Recent island sunset

On the other hand, giving is complicated.  We don’t want to create dependency.  We don’t want people to listen to us or accept our views because of the gifts they hope to receive.  We’ve seen time and again how money can ruin a hopeful situation as it distracts, tempts and motivates people towards greed and what they can get rather than the relationship and love that it was meant to foster.

I continue to be challenged by my friend, Muki.  As you may remember, Muki is the skinny old man, with a twinkle of mischief in his eye and not a penny in his pocket.   He comes to my house nearly every day for coffee and to read the good news with me.  We have gone through a story set of 35 stories and when we finished he asked to go through them again.  So we are reading them again.  He loves them and I see him gaining more insight on the second reading.  It’s a joy to meet with him.  

Whenever he comes over I give him a cup of instant coffee (the gift from my aunt that keeps on giving!) and whatever food we have available at the time.  As we talk and read together, he has shared with me how he struggles to find something to eat everyday.  When I see his thin frame I can’t help but believe that he is telling me the truth.  That makes me want to be more generous with him, but I know that at the same time I need to be careful.  I don’t want money to ruin the good thing we have going.  At the very least, Muki can know that if he comes to visit me he can get something to eat, whether he wants to study or not.

Good dirt!

I’ve thought many times about how I might be able to help him out in a way that would give him dignity.  A small job, perhaps, something like washing my car—only I don’t have a car.  Really, I hadn’t been able to think of anything.  But then this week I had an idea.  What if he could get us some good potting soil.  Our son loves planting things and our porch has all sorts of plants.  But one of the hardest things to get has been good dirt.  Why not ask Muki?

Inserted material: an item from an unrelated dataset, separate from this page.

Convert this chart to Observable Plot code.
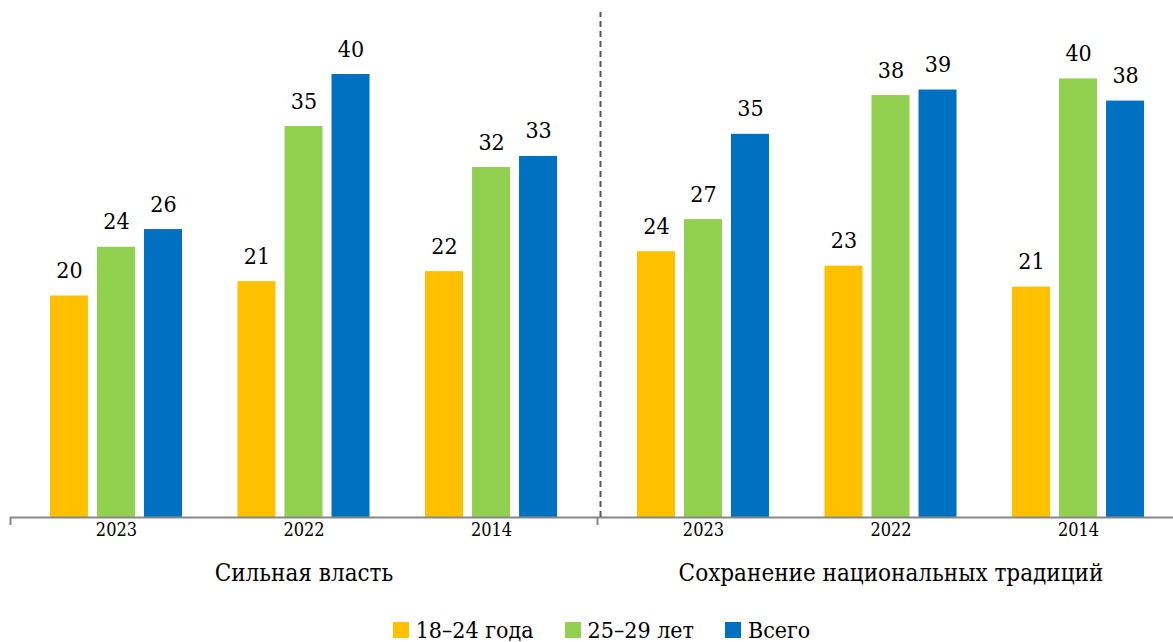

Sure enough, the same day I mentioned it, Muki came back with a flour sack full of beautiful black loam—some of the best potting soil I’ve ever seen.  He spread it out on a plastic sheet and searched through it for rocks.  He was so happy to be able to help us out in this way.  I was happy too, to be able to give him something for his trouble.

The funny thing was, when I gave him the money, he took it and said, “This is not a payment.  This is an offering.  Friends don’t do work for friends.  So I’m giving you this soil and you’re giving me this gift.”  I couldn’t help but smile.  Here I was, seeing this transaction as a way to legitimize my gift.  So he would be able to take the money without shame—he didn’t beg for it—it was given for work done.  Instead, he turned the tables on me.  Friends bless friends with gifts.  We were simply blessing each other—no transactions involved.

It’s Christmas time and most people in America are thinking about giving and getting and buying and wrapping.  We’ve been watching Christmas movies with the kids and the same themes about giving and receiving come up time and again.  But I think Muki is doing a better job of teaching me about giving than all those Christmas movies.  Giving is about blessing.  How can I bless those around me?  How are they blessing me?  What if every relational transaction, monetary or otherwise, were actually an opportunity to bless someone?  What might we learn about giving then?

Celebrating end of exams

PRAYERS ANSWERED
Water has improved lately! Even one of our friends who has bad water problems was saying that they had lots of water this weekend. Thanks for praying. We’ve also had some rainy days that helped to bring some nice breaks and relief from the heat. Megan and Ma Imani had a nice study with one island sister, with hopes that weekly study with two island sisters will become a regular thing.  Our youngest son finished his local school exams without too much stress!  We were able to go visit our former teammates (who recently joined the medical team) in their new house— we are thankful to see them well settled and in a great location.

PRAYRES REQUESTED
This coming weekend is the big holiday gathering, celebrating with islanders and expats from around the island. There are several last-minute details that still have to be discussed and figured out. Pray that there would be unity in the final logistics and finances, and that the whole event would be a blessing. Pray also as all the kids have prepared a performance for the event— pray that their inclusion in the event would help them to feel a part of the community and add to the sense of unity and family.  December is a busy time, but we also want to spend quality time with our kids while they are home. Pray that we would strike a good balance between getting work done, being out in community, and spending time as a family.